When a far more eloquent scribe wrote of Red Reaper, “Imagine if John Carpenter and Moe Tucker had joined the Sisters of Mercy,” it was almost as if they knew the exact words to use to immediately get my attention. After all, with a soundbite like that, how could you not want to dive in and find out more? I did. And what I found was extraordinary.
Doom Daze is a fantastic sonic experience. Its eleven songs move along on fractured grooves and brooding bass lines, firing off apocalyptic blues and gothic-shaded salvos as they go.
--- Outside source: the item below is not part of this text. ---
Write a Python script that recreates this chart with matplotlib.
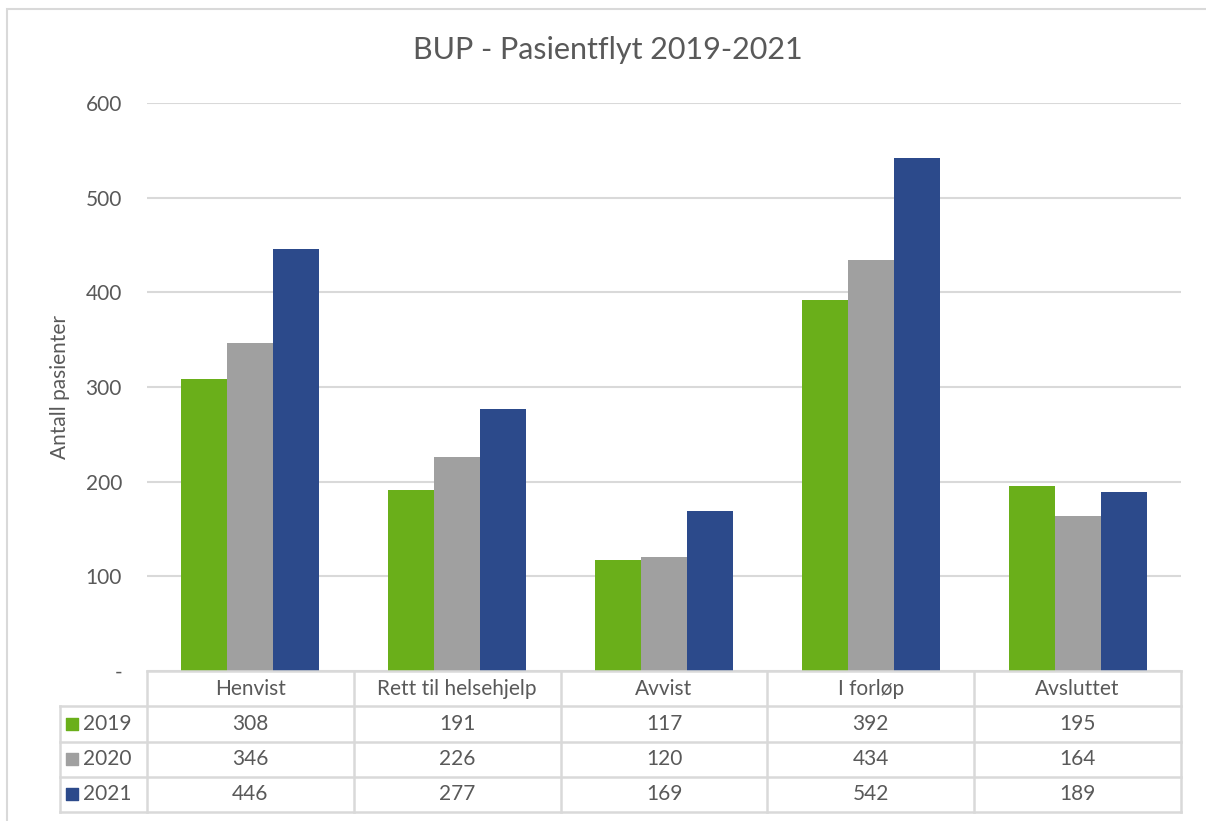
import matplotlib.pyplot as plt
from matplotlib.patches import Rectangle
import numpy as np

categories = ["Henvist", "Rett til helsehjelp", "Avvist", "I forløp", "Avsluttet"]
years = ["2019", "2020", "2021"]
v2019 = [308, 191, 117, 392, 195]
v2020 = [346, 226, 120, 434, 164]
v2021 = [446, 277, 169, 542, 189]
series = [v2019, v2020, v2021]
colors = ["#6AAF1A", "#A0A0A0", "#2C4A8B"]

W, H = 1206, 821
TXT = "#595959"
GRID = "#D9D9D9"
FONT = "Lato"
FS = 15

plt.rcParams["font.family"] = [FONT, "DejaVu Sans"]

fig = plt.figure(figsize=(W / 100, H / 100), dpi=100)

# ramme rundt hele diagrammet
fig.patches.append(Rectangle((7 / W, -0.1), 1.2, 1 - 9 / H + 0.1, transform=fig.transFigure,
                             fill=False, edgecolor=GRID, linewidth=1.5))

# plottområde
ax = fig.add_axes([147 / W, 1 - 671 / H, (1181 - 147) / W, (671 - 103) / H])
x = np.arange(len(categories))
w = 1 / 4.5
for i, vals in enumerate(series):
    ax.bar(x + (i - 1) * w, vals, width=w, color=colors[i], zorder=3)

ax.set_xlim(-0.5, len(categories) - 0.5)
ax.set_ylim(0, 600)
ax.set_yticks(range(0, 601, 100))
ax.set_yticklabels(["-"] + [str(v) for v in range(100, 601, 100)])
ax.set_xticks([])
ax.tick_params(axis="y", length=0, pad=18, labelsize=FS, labelcolor=TXT)
for s in ax.spines.values():
    s.set_visible(False)
ax.grid(axis="y", color=GRID, linewidth=1.5, zorder=0)
ax.set_ylabel("Antall pasienter", fontsize=FS, color=TXT, labelpad=11)

fig.text(0.504, 1 - 50 / H, "BUP - Pasientflyt 2019-2021", ha="center", va="center",
         fontsize=22, color=TXT)

# datatabell under diagrammet
tab = fig.add_axes([60 / W, 1 - 812 / H, (1181 - 60) / W, (812 - 671) / H])
left = -87 / 206.8
tab.set_xlim(left, len(categories))
tab.set_ylim(4, 0)
tab.axis("off")
lk = dict(color=GRID, linewidth=1.8, clip_on=False)
tab.plot([0, len(categories)], [0, 0], **lk)
for r in range(1, 5):
    tab.plot([left, len(categories)], [r, r], **lk)
for c in range(len(categories) + 1):
    tab.plot([c, c], [0, 4], **lk)
tab.plot([left, left], [1, 4], **lk)

for j, cat in enumerate(categories):
    tab.text(j + 0.5, 0.5, cat, ha="center", va="center", fontsize=FS, color=TXT)
for i, (yr, vals) in enumerate(zip(years, series)):
    tab.scatter([left + 12 / 206.8], [i + 1.5], marker="s", s=80, color=colors[i], clip_on=False)
    tab.text(left + 23 / 206.8, i + 1.5, yr, ha="left", va="center", fontsize=FS, color=TXT)
    for j, v in enumerate(vals):
        tab.text(j + 0.5, i + 1.5, str(v), ha="center", va="center", fontsize=FS, color=TXT)

fig.savefig("out.png", dpi=100)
It is also an album where analog instrumentation and digital dexterity dance together perfectly, a meeting of man and machine, minds and machinations, a hybrid of binary codes and bottom-end bass lines, ticking beats, and drifting atmospherics.
And so they weave their way through arcane subjects and dystopian futures (or, as they rightly point out, current affairs), giving us Velvets-infused songs such as “Major Arcana” that seem to crawl and creep rather than groove or grind, clockwork beat-driven coolness (in all senses of the word) with “The Last Seance” and even dark cinematic sweeps, “The Helios Sequence” sounding like their alternative take on a score for Blade Runner.
Referencing the past’s most incredible musical moments and using them to create a brilliant sound for the future, “Doom Daze” is both sonically clever and brilliantly relevant, timely, and timeless.